In her essay, “An Alternate Approach,” Mira Wilkins looks at the 1850-1930 period from the perspective of international business history but reaches much the same conclusions as do the other authors: that market forces more than liberal ideology or state intervention guided the export revolution. In the process, she offers one of the book’s more starding understatements, suggesting that “the sharing of rewards in Latin America during the period in question more often than not was altered sharply by government policy” (p. 206), and her conclusion that “multinational enterprises . . . neither aid nor retard a host nation’s economic growth and development” (p. 206) should spark classroom discussion.

The last chapter of Second Conquest compares coffee, henequen, and oil by grouping discussion around topics such as “Foreign Control of Production,” “Developmental Consequences,” and “Exports and State Building.” An epilogue briefly traces the main trends past 1930. With an eye on the 1990s, the book concludes by warning that while nineteenth-century economic liberalism generated previously unimagined wealth, it also concentrated this wealth in only a few hands, hands determined less by the market than by preexisting class and social advantage, and thereby aggravated social and political tensions.

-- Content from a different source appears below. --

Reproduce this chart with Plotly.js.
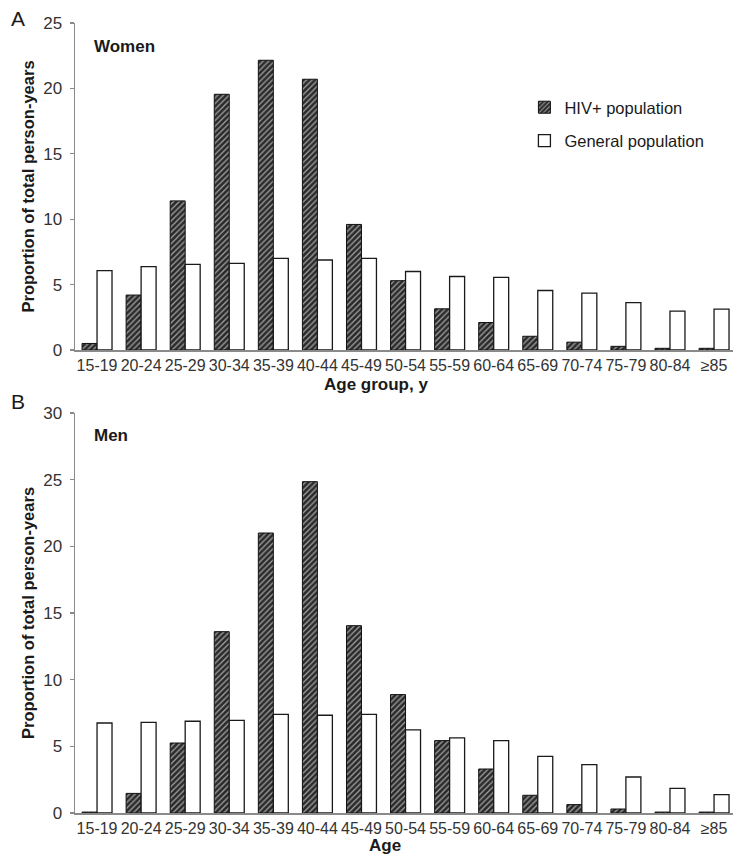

Second Conquest is well written, thoroughly documented, and attractively put together. And the authors are all recognized and widely published experts in their respective fields. It offers at once a useful general introduction to Latin America’s late-nineteenth-century export boom and a starting point for a more detailed study of any of the specific commodities treated. It is highly recommended for advanced undergraduates and graduate students or, indeed, for any novice to the field.